Kaiser, No. 6-cv-1045, 2007 WL 2027824, at *8 (N.D.N.Y. July 9, 2007) (using the standard
which is “ordinarily applie[d] in connection with awards of punitive damages” to determine
whether punitive damages are warranted under a statute which “does not specify a standard”). “[I]n
ruling on motions for continuances trial judges must carefully evaluate and then balance [one
party’s] need for the continuance against the [other party’s] interest in going forward.” United
States v. Haldeman, 559 F.2d 31, 83 (D.C. Cir. 1976). “Because no firm rules can be articulated
as to when a continuance is required, the decision to grant a continuance is vested in the trial
judge’s discretion[.]” Id. But a judge’s discretion is “not boundless[,]” rather, “[t]he judge must
consider the justifications offered by the party seeking a continuance, balancing them against the
judicial system’s interest in expeditious proceedings.” Poston, 902 F.2d at 96. Specifically, courts
weigh a variety of factors relating to the parties’ need “to prepare adequately for the hearing.” S.

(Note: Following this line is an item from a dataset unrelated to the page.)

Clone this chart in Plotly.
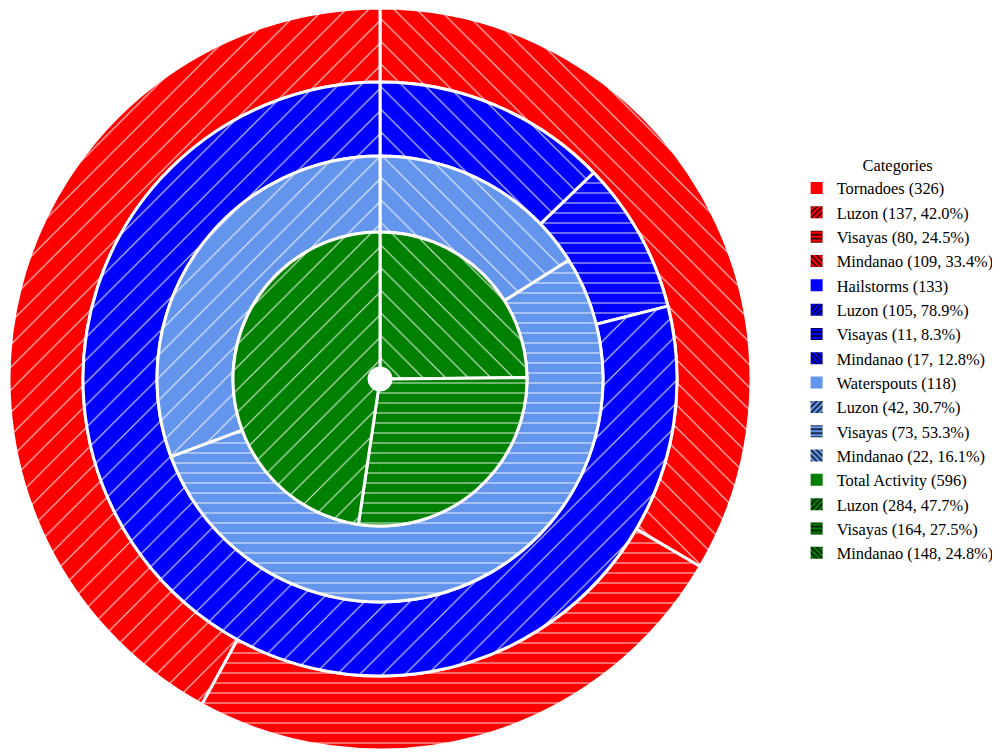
import plotly.graph_objects as go

categories = ["Tornadoes", "Hailstorms", "Waterspouts", "Total Activity"]
category_totals = [326, 133, 118, 596]
regions = ["Luzon", "Visayas", "Mindanao"]
tornadoes = [137, 80, 109]
hailstorms = [105, 11, 17]
waterspouts = [42, 73, 22]
total_activity = [284, 164, 148]
colors = ["#FF0000", "#0000FF", "#6495ED", "#008000"]
region_patterns = ["/", "-", "\\"]
pattern_sizes = [16, 10, 16]
pattern_solidity = [0.07, 0.1, 0.07]

series = [tornadoes, hailstorms, waterspouts, total_activity]

# figure sits 8px inside the page (default body margin)
W, H = 992, 745
cx, cy = 372, 371  # pixel centre in figure coords (from top)
radii = [371, 297, 223, 147]
holes = [297 / 371, 223 / 297, 147 / 223, 11 / 147]

fig = go.Figure()

for i, (cat, vals, col) in enumerate(zip(categories, series, colors)):
    R = radii[i]
    yb = H - cy
    # slices run counter-clockwise from 12 o'clock: Luzon, Visayas, Mindanao
    # (drawn clockwise in reversed order, which gives the same layout)
    fig.add_trace(go.Pie(
        values=vals[::-1],
        labels=[f"{cat} {r}" for r in regions[::-1]],
        sort=False,
        direction="clockwise",
        rotation=0,
        hole=holes[i],
        domain=dict(x=[(cx - R) / W, (cx + R) / W],
                    y=[max(0, (yb - R) / H), min(1, (yb + R) / H)]),
        marker=dict(colors=[col] * 3,
                    line=dict(color="white", width=3),
                    pattern=dict(shape=region_patterns[::-1], fgcolor="white",
                                 bgcolor=col, size=pattern_sizes[::-1],
                                 solidity=pattern_solidity[::-1],
                                 fgopacity=0.85, fillmode="replace")),
        textinfo="none",
        hoverinfo="label+value+percent",
        showlegend=False,
    ))

# Legend entries
for i, (cat, vals, col) in enumerate(zip(categories, series, colors)):
    tot = sum(vals)
    fig.add_trace(go.Bar(x=[None], y=[None], name=f"{cat} ({category_totals[i]})",
                         marker=dict(color=col, line=dict(width=0)),
                         showlegend=True, hoverinfo="skip"))
    for r, v, p in zip(regions, vals, region_patterns):
        fig.add_trace(go.Bar(x=[None], y=[None],
                             name=f"{r} ({v}, {100 * v / tot:.1f}%)",
                             marker=dict(color=col, line=dict(width=0),
                                         pattern=dict(shape=p, fgcolor="black",
                                                      bgcolor=col, size=5,
                                                      solidity=0.35,
                                                      fillmode="replace")),
                             showlegend=True, hoverinfo="skip"))

fig.update_layout(
    width=W, height=H,
    margin=dict(l=0, r=0, t=0, b=0),
    paper_bgcolor="white", plot_bgcolor="white",
    xaxis=dict(visible=False, domain=[0.9, 0.95]),
    yaxis=dict(visible=False),
    font=dict(family="Liberation Serif", size=16.4, color="black"),
    legend=dict(
        title=dict(text="Categories", side="top center",
                   font=dict(family="Liberation Serif", size=16.4)),
        x=0.795, y=0.81, xanchor="left", yanchor="top",
        font=dict(family="Liberation Serif", size=16.4),
        tracegroupgap=0, itemclick=False,
        bgcolor="rgba(0,0,0,0)",
    ),
)

fig.write_html("out.html")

Rep. No. 98-225 at 21–22. Factors include more time (1) “to obtain witnesses and affidavits[,]”
(2) to enable defense attorneys “to obtain interpreters and effectively interview their clients, and
[(3)] to permit the defense attorneys . . . an opportunity to visit their clients[.]” United States v.
Melendez-Carrion, 790 F.2d 984, 991 (2d Cir. 1986). At bottom, judges must balance “the burdens
that would be placed on [the defendant,] the [g]overnment[,] and the court if the request were
granted.” Haldeman, 559 F.2d at 84.
C. Applying the Default “Balance of Hardships” Standard Here
After applying the balance-of-hardships standard, the Court denied the government’s
request for a continuance. First, the government failed to provide any reason that made a
continuance proper. The only hardship cited by the government was nonexistent: that a
14 continuance would have given Mr. McLean more time to receive discovery to prepare for the
hearing. See Initial Appearance at 2:41:01. But Mr. McLean passed on this magnanimous offer as
he concluded he was adequately prepared to proceed immediately. See id. at 3:19:52.
Mr. McLean’s need for discovery and how that related to his preparedness was Mr. McLean’s
concern, not the government’s. See id. The government had multiple opportunities to raise other
grounds for a continuance—such as to “investigat[e] and prepar[e,]” Zilversmit at 764—but it did
not.7 Second, the hardship to Mr. McLean was profound. The three-day continuance deprived him
of his liberty and threatened his employment, i.e., his livelihood. See Salerno, 481 U.S. at 755.
Finally, this Court was prepared to move forward with the detention hearing “immediately.” 18
U.S.C. § 3142(f)(2)(B). Taken together, the balance of hardships weighed entirely against granting
a continuance.
III. CONCLUSION
It is time to leave the bad place.
Digitally signed by Zia M.
Date: September 23, 2024 Zia M. Faruqui Faruqui Date: 2024.09.23 11:35:03 -04'00' ___________________________________ ZIA M. FARUQUI UNITED STATES MAGISTRATE JUDGE
7 To the extent the government requested more time to draft a detention memorandum, this too was unavailing. Detention memoranda are largely for the court’s benefit. This Court was prepared to proceed without a detention memorandum, mooting it as a basis for a continuance. See Initial Appearance at 2:40:46.